Feared, ridiculed and outlawed, the African-Caribbean spiritual traditions that came to be known as Obeah have survived for centuries as an underground practice of spirituality and healing.
Even with the relatively recent elimination of the colonial era laws banning its practice, Obeah is yet to enjoy the legitimacy and respect accorded to other spiritual traditions, and remains largely shrouded in mystery and ignorance.
On March 19, the Lloyd Best Institute of the Caribbean (LBIC) will launch a two-week tribute to two outstanding men of art who have defied the culture of secrecy and shame to openly declare Obeah as the spiritual source of their work.
Obeah philosophy as expressed through the art of Leroy Clarke of Trinidad and the music of Shadow (Winston Bailey) of Tobago will take centre stage during the LBIC’s Convois 2019, which runs from March 19 to 30 at 91 Tunapuna Road, Tunapuna.
The opening event on March 19 will include the launch of an exhibition of Clarke’s paintings with a presentation on “Different Drummers: Obeah as Art” by Prof Fazal Ali, provost of the University of Trinidad and Tobago.
From the beginning of their careers, both Clarke and Shadow had been clear about Obeah as the wellspring of their artistic power and the perspective from which they see the world. Shadow’s 1982 composition, “Obeah”, put the point squarely on the table with the charge that he was “wukkin’ obeah”.

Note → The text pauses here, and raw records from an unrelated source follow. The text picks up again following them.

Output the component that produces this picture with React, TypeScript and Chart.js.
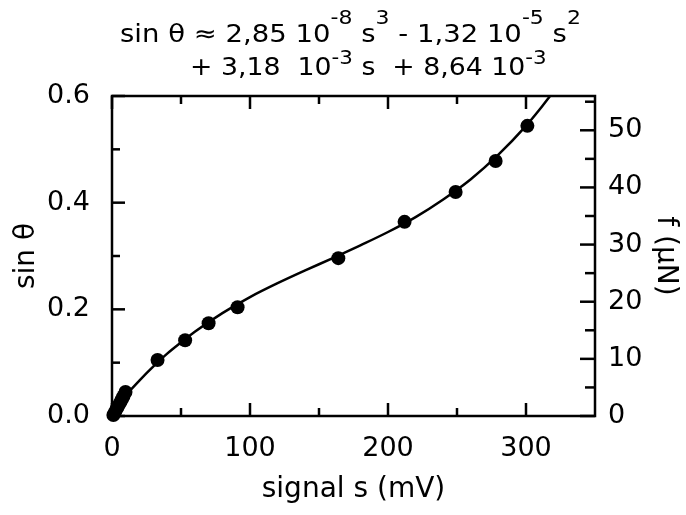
import React, { useEffect, useRef } from 'react';
import { Chart, registerables } from 'chart.js';

Chart.register(...registerables);

// Measured points (signal s in mV, sin θ)
const measuredSignal = [1, 2.3, 3.5, 4.6, 5.9, 7.1, 8.3, 9.8, 33, 53, 70, 91, 164, 212, 249, 278, 301];
const measuredSin = [0.002, 0.008, 0.014, 0.019, 0.025, 0.031, 0.037, 0.045, 0.105, 0.142, 0.174, 0.204, 0.296, 0.364, 0.42, 0.478, 0.544];

// Fitted curve read off the picture
const fitSignal = [0, 5, 10, 20, 30, 40, 50, 60, 80, 100, 120, 140, 160, 180, 200, 220, 240, 260, 280, 300, 310, 318];
const fitSin = [0.009, 0.024, 0.039, 0.067, 0.093, 0.117, 0.138, 0.158, 0.193, 0.223, 0.249, 0.273, 0.296, 0.32, 0.345, 0.373, 0.406, 0.444, 0.49, 0.544, 0.575, 0.602];

// Tick marks
const xMajor = [0, 100, 200, 300];
const xMinor = [50, 150, 250];
const yMajor = [0, 0.2, 0.4, 0.6];
const yMinor = [0.1, 0.3, 0.5];
const fMajor = [0, 10, 20, 30, 40, 50];
const fMinor = [5, 15, 25, 35, 45, 55];

const FONT = 'DejaVu Sans';

const frameTicks = {
  id: 'frameTicks',
  afterDatasetsDraw(chart: any) {
    const { ctx, chartArea: a, scales } = chart;
    ctx.save();
    ctx.strokeStyle = '#000';
    ctx.lineWidth = 2.5;
    ctx.strokeRect(a.left, a.top, a.right - a.left, a.bottom - a.top);
    const seg = (x1: number, y1: number, x2: number, y2: number) => {
      ctx.beginPath();
      ctx.moveTo(x1, y1);
      ctx.lineTo(x2, y2);
      ctx.stroke();
    };
    const MAJ = 13;
    const MIN = 8;
    xMajor.forEach((v) => {
      const p = scales.x.getPixelForValue(v);
      seg(p, a.bottom, p, a.bottom - MAJ);
      seg(p, a.top, p, a.top + MAJ);
    });
    xMinor.forEach((v) => {
      const p = scales.x.getPixelForValue(v);
      seg(p, a.bottom, p, a.bottom - MIN);
      seg(p, a.top, p, a.top + MIN);
    });
    yMajor.forEach((v) => {
      const p = scales.y.getPixelForValue(v);
      seg(a.left, p, a.left + MAJ, p);
    });
    yMinor.forEach((v) => {
      const p = scales.y.getPixelForValue(v);
      seg(a.left, p, a.left + MIN, p);
    });
    fMajor.forEach((v) => {
      const p = scales.f.getPixelForValue(v);
      seg(a.right, p, a.right - 15, p);
    });
    fMinor.forEach((v) => {
      const p = scales.f.getPixelForValue(v);
      seg(a.right, p, a.right - 10, p);
    });
    ctx.restore();
  },
};

const Sup = ({ children, raise }: { children: React.ReactNode; raise: number }) => (
  <span style={{ fontSize: '0.8em', position: 'relative', top: -raise, lineHeight: 0 }}>{children}</span>
);

const titleLine = (left: number, top: number, scale: number): React.CSSProperties => ({
  position: 'absolute',
  left,
  top,
  fontFamily: FONT,
  fontSize: 25,
  lineHeight: '25px',
  whiteSpace: 'pre',
  color: '#000',
  transform: `scaleX(${scale})`,
  transformOrigin: 'left top',
});

export default function App() {
  const ref = useRef<HTMLCanvasElement | null>(null);

  useEffect(() => {
    document.body.style.margin = '0';
    if (!ref.current) return;
    Chart.defaults.font.family = FONT;
    Chart.defaults.color = '#000';
    const chart = new Chart(ref.current, {
      type: 'scatter',
      data: {
        datasets: [
          {
            label: 'fit',
            data: fitSignal.map((s, i) => ({ x: s, y: fitSin[i] })),
            showLine: true,
            borderColor: '#000',
            borderWidth: 2.5,
            pointRadius: 0,
            cubicInterpolationMode: 'monotone',
            yAxisID: 'y',
            order: 2,
          },
          {
            label: 'data',
            data: measuredSignal.map((s, i) => ({ x: s, y: measuredSin[i] })),
            backgroundColor: '#000',
            borderColor: '#000',
            pointRadius: 7,
            pointBorderWidth: 0,
            yAxisID: 'y',
            order: 1,
            clip: false as any,
          },
        ],
      },
      options: {
        animation: false,
        responsive: true,
        maintainAspectRatio: false,
        layout: { padding: { top: 96, left: 0, right: 0, bottom: 0 } },
        plugins: { legend: { display: false }, tooltip: { enabled: false }, title: { display: false } },
        scales: {
          x: {
            type: 'linear',
            position: 'bottom',
            min: 0,
            max: 350,
            grid: { display: false },
            border: { display: false },
            ticks: {
              stepSize: 50,
              autoSkip: false,
              maxRotation: 0,
              padding: 9,
              font: { size: 27 },
              color: '#000',
              callback: (v: any) => (Number(v) % 100 === 0 ? String(v) : ''),
            },
            title: { display: true, text: 'signal s (mV)', font: { size: 28 }, color: '#000', padding: { top: 0, bottom: 8 } },
            afterFit: (s: any) => {
              s.height = 99;
            },
          },
          y: {
            type: 'linear',
            position: 'left',
            min: 0,
            max: 0.6,
            grid: { display: false },
            border: { display: false },
            ticks: {
              stepSize: 0.1,
              autoSkip: false,
              padding: 14,
              font: { size: 27 },
              color: '#000',
              callback: (v: any) => {
                const n = Math.round(Number(v) * 10);
                return n % 2 === 0 ? (n / 10).toFixed(1) : '';
              },
            },
            title: { display: true, text: 'sin θ', font: { size: 28 }, color: '#000', padding: { top: 10, bottom: 0 } },
            afterFit: (s: any) => {
              s.width = 112;
            },
          },
          f: {
            type: 'linear',
            position: 'right',
            min: 0,
            max: 56,
            grid: { display: false },
            border: { display: false },
            ticks: {
              stepSize: 5,
              includeBounds: false,
              autoSkip: false,
              padding: 5,
              font: { size: 27 },
              color: '#000',
              callback: (v: any) => (Number(v) % 10 === 0 ? String(v) : ''),
            },
            title: { display: true, text: 'f (µN)', font: { size: 28 }, color: '#000', padding: { top: 4, bottom: 0 } },
            afterFit: (s: any) => {
              s.width = 91;
            },
          },
        },
      } as any,
      plugins: [frameTicks],
    });
    return () => chart.destroy();
  }, []);

  return (
    <div style={{ position: 'relative', width: 686, height: 515 }}>
      <canvas ref={ref} style={{ display: 'block' }} />
      <div style={titleLine(120, 21, 1.1)}>
        {'sin θ ≈ 2,85 10'}
        <Sup raise={18}>-8</Sup>
        {' s'}
        <Sup raise={18}>3</Sup>
        {' - 1,32 10'}
        <Sup raise={18}>-5</Sup>
        {' s'}
        <Sup raise={18}>2</Sup>
      </div>
      <div style={titleLine(190, 54, 1.07)}>
        {'+ 3,18  10'}
        <Sup raise={11}>-3</Sup>
        {' s  + 8,64 10'}
        <Sup raise={11}>-3</Sup>
      </div>
    </div>
  );
}
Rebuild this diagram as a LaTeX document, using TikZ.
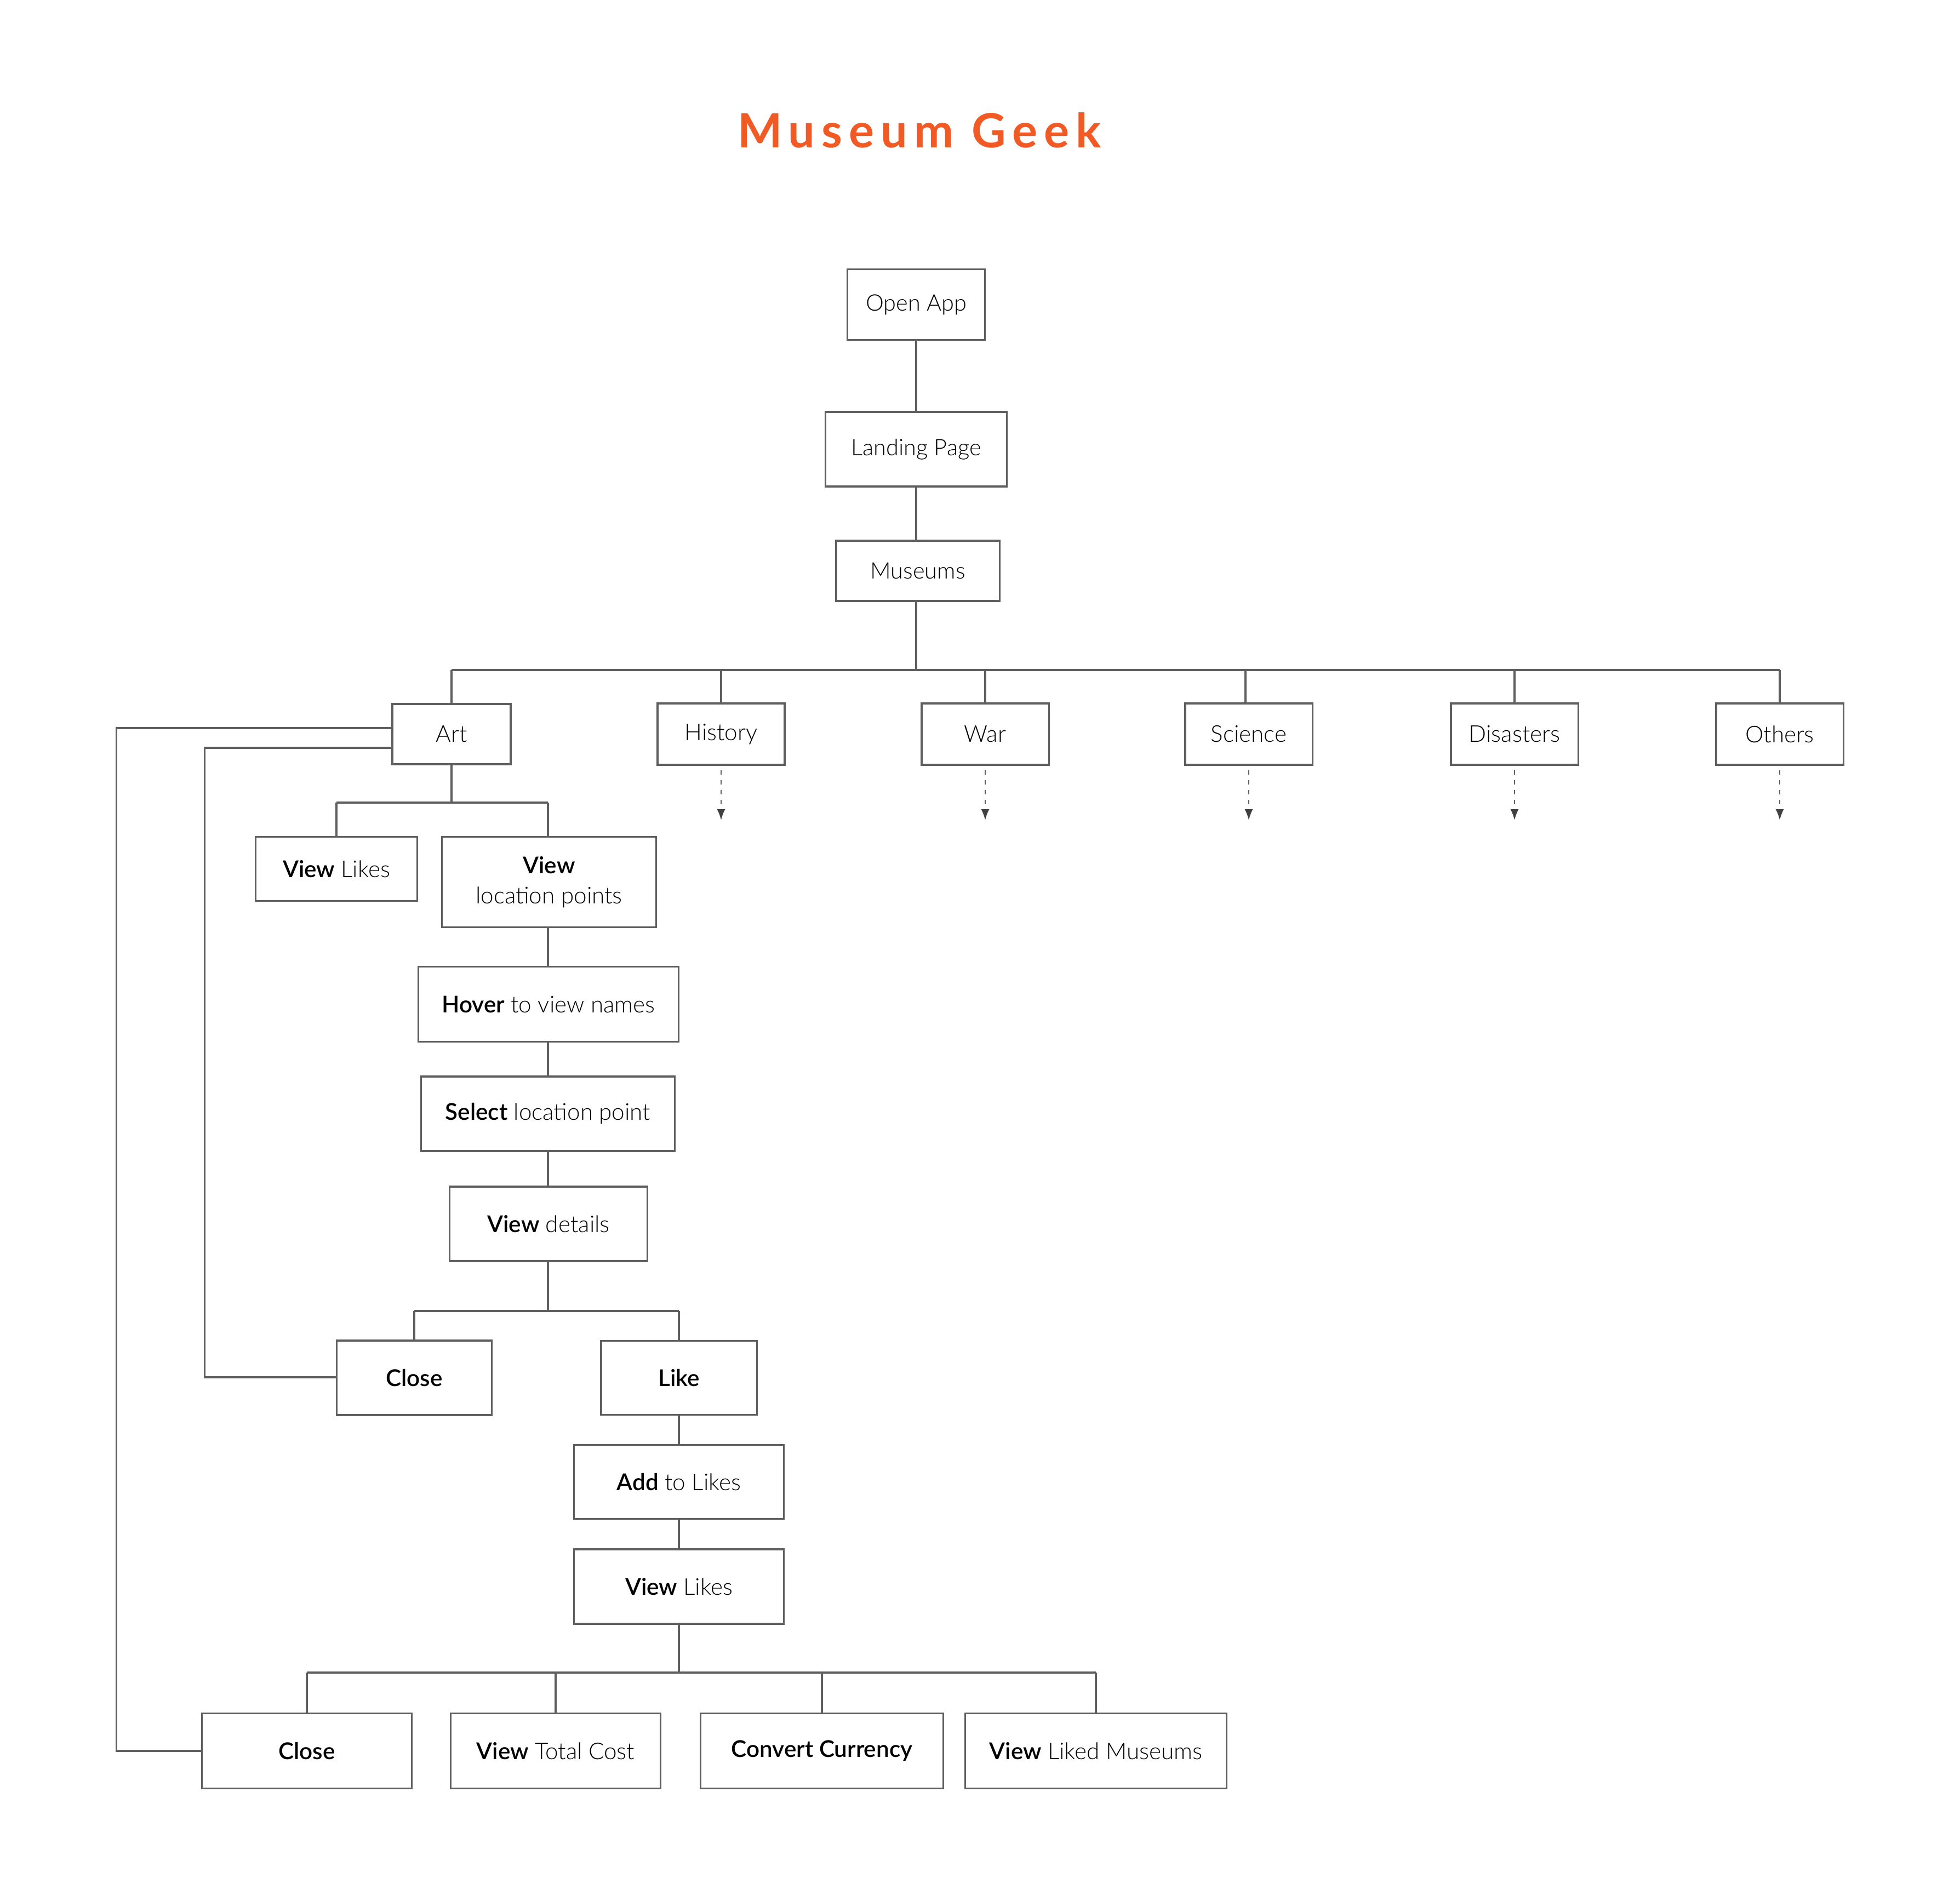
\documentclass[tikz,border=0pt]{standalone}
\usepackage{fontspec}
\setmainfont{Lato}[UprightFont={* Light}, BoldFont={* Semibold}]
\newfontfamily\titlefont{Lato}[LetterSpace=14]
\usetikzlibrary{arrows.meta,calc}
\definecolor{linec}{RGB}{95,95,95}
\definecolor{dashc}{RGB}{95,95,95}
\definecolor{tipc}{RGB}{65,65,65}
\definecolor{titlec}{RGB}{241,90,36}
\tikzset{
  box/.style={draw=linec, line width=0.9pt, inner sep=0pt, outer sep=0pt, align=center,
    text=black, font=\fontsize{12}{17}\selectfont, minimum height=1.36cm},
  conn/.style={draw=linec, line width=0.9pt},
  more/.style={draw=dashc, line width=0.6pt, dash pattern=on 0.08cm off 0.10cm, dash phase=0.08cm,
    -{Latex[length=0.2cm, width=0.15cm, fill=tipc, color=tipc]}},
}
\begin{document}
\begin{tikzpicture}[x=0.01cm, y=-0.01cm]
\useasboundingbox (0,0) rectangle (3577,3459);

% title
\node[anchor=base, text=titlec, font=\titlefont\fontsize{24.5}{28}\selectfont\bfseries] (title) at (1678,269) {Museum Geek};

% top chain
\node[box, minimum width=2.51cm, minimum height=1.29cm, font=\fontsize{11.8}{14}\selectfont] (open) at (1672,556) {Open App};
\node[box, minimum width=3.30cm, minimum height=1.36cm, font=\fontsize{11.8}{14}\selectfont] (land) at (1672,820) {Landing Page};
\node[box, minimum width=2.98cm, minimum height=1.10cm, font=\fontsize{11.8}{14}\selectfont] (mus) at (1675,1042) {Museums};

% categories
\node[box, minimum width=2.16cm, minimum height=1.10cm] (art) at (824,1340) {Art};
\node[box, minimum width=2.32cm, minimum height=1.12cm] (hist) at (1316,1340) {History};
\node[box, minimum width=2.32cm, minimum height=1.12cm] (war) at (1798,1340) {War};
\node[box, minimum width=2.32cm, minimum height=1.12cm] (sci) at (2279,1340) {Science};
\node[box, minimum width=2.32cm, minimum height=1.12cm] (dis) at (2764,1340) {Disasters};
\node[box, minimum width=2.32cm, minimum height=1.12cm] (oth) at (3248,1340) {Others};

% art branch
\node[box, minimum width=2.95cm, minimum height=1.17cm] (vlk) at (614,1586) {\textbf{View} Likes};
\node[box, minimum width=3.90cm, minimum height=1.65cm, font=\fontsize{12}{15.5}\selectfont] (vloc) at (1002,1610) {\textbf{View}\\location points};
\node[box, minimum width=4.75cm, minimum height=1.37cm] (hover) at (1001,1833) {\textbf{Hover} to view names};
\node[box, minimum width=4.62cm, minimum height=1.36cm] (sel) at (1000,2033) {\textbf{Select} location point};
\node[box, minimum width=3.61cm, minimum height=1.36cm] (det) at (1001,2234) {\textbf{View} details};

\node[box, minimum width=2.83cm, minimum height=1.36cm] (closea) at (756,2515) {\textbf{Close}};
\node[box, minimum width=2.84cm, minimum height=1.35cm] (like) at (1239,2515) {\textbf{Like}};
\node[box, minimum width=3.82cm, minimum height=1.35cm] (add) at (1239,2705) {\textbf{Add} to Likes};
\node[box, minimum width=3.82cm, minimum height=1.36cm] (vlk2) at (1239,2896) {\textbf{View} Likes};

\node[box, minimum width=3.82cm, minimum height=1.37cm] (closeb) at (560,3196) {\textbf{Close}};
\node[box, minimum width=3.83cm, minimum height=1.37cm] (cost) at (1014,3196) {\textbf{View} Total Cost};
\node[box, minimum width=4.43cm, minimum height=1.37cm] (conv) at (1500,3196) {\textbf{Convert Currency}};
\node[box, minimum width=4.77cm, minimum height=1.37cm] (liked) at (2000,3196) {\textbf{View} Liked Museums};

% bus coordinates
\coordinate (bus) at (1672,1223);
\coordinate (abus) at (1000,1465);
\coordinate (dbus) at (1000,2393);
\coordinate (bbus) at (1239,3053);

% top chain connectors
\draw[conn] (open.south) -- (land.north);
\draw[conn] (land.south) -- (land.south |- mus.north);
\draw[conn] (land.south |- mus.south) -- (bus);

% category bus
\draw[conn] (art.north |- bus) -- (oth.north |- bus);
\foreach \n in {art,hist,war,dis,oth}{
  \draw[conn] (\n.north) -- (\n.north |- bus);
}
\draw[conn] ($(sci.north)+(-6,0)$) -- ($(sci.north |- bus)+(-6,0)$);

% dashed continuations
\foreach \n in {hist,war,sci,dis,oth}{
  \coordinate (\n-end) at ($(\n.south)+(0,101)$);
  \draw[more] (\n.south) -- (\n-end);
}

% art branch
\draw[conn] (art.south) -- (art.south |- abus);
\draw[conn] (vlk.north |- abus) -- (abus);
\draw[conn] (vlk.north |- abus) -- (vlk.north);
\draw[conn] (abus) -- (abus |- vloc.north);
\draw[conn] (abus |- vloc.south) -- (abus |- hover.north);
\draw[conn] (abus |- hover.south) -- (abus |- sel.north);
\draw[conn] (abus |- sel.south) -- (abus |- det.north);
\draw[conn] (abus |- det.south) -- (dbus);
\draw[conn] (closea.north |- dbus) -- (like.north |- dbus);
\draw[conn] (closea.north |- dbus) -- (closea.north);
\draw[conn] (like.north |- dbus) -- (like.north);
\draw[conn] (like.south) -- (add.north);
\draw[conn] (add.south) -- (vlk2.north);
\draw[conn] (vlk2.south) -- (bbus);
\draw[conn] (closeb.north |- bbus) -- (liked.north |- bbus);
\foreach \n in {closeb,cost,conv,liked}{
  \draw[conn] (\n.north |- bbus) -- (\n.north);
}

% return loops to Art
\draw[conn] ($(art.west)+(0,-11)$) -| ($(closeb.west)+(-156,0)$) -- (closeb.west);
\draw[conn] ($(art.west)+(0,25)$) -| ($(closea.west)+(-241,-1)$) -- ($(closea.west)+(0,-1)$);
\end{tikzpicture}
\end{document}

Giving validity to what was forbidden
Shadow’s entire oeuvre is saturated with references and language from the world of Obeah.
In the process, he has given popular currency and validity to what was once merely whispered and forbidden.
At the other end of the spectrum, Clarke, now celebrating his 80th birthday, has consciously elevated Obeah as philosophy and the means through which the African psyche can be healed and made whole from the ruins left behind by the devastation of the colonial experience in the Caribbean.
“My art is Obeah. Obeah is a way, the art of the way to being,” was how Clarke explained his relationship with Obeah philosophy.
From early, Clarke recognised a kinship with fellow pointer man, Shadow.
Interviewed by Jeremy Taylor of Caribbean Beat almost 25 years ago, he said: ‘“My painting is revolution, it’s not about pretending at making you happy. The only artist I know doing the same thing in terms of art is Shadow.”
Following their own paths, Clarke and Shadow recognised each other as spiritual brethren joined in a relationship of mutual respect.
Clarke recounts a moment one day when Shadow visited him. To demonstrate how much he loved Shadow’s music, Clarke brought out of his substantial collection of Shadow’s albums.
Shadow looked at it, then averted his gaze and said in his quiet, succinct way: “You have a big piece of me there!” In those eight words was a world of understanding between fellow travellers who needed to say no more.
The schedule of events for Convois 2019 is available online at https://lloydbest.institute and on the Facebook page of The Lloyd Best Institute of the Caribbean.
Among the events are a presentation of Shadow’s philosophy by Winthrop Holder, followed by a panel discussion by Sharlan Bailey, Thomas Isaacs and Ravi Mungalsingh on Friday, March 22.
This will be followed on Saturday, March 23, by the painting of a mural at the Lloyd Best Institute under the guidance of Clarke and artist Makemba Kunle, whose art will also be exhibited alongside Clarke’s.
There are 20 spaces available for young artists in participating in the mural project.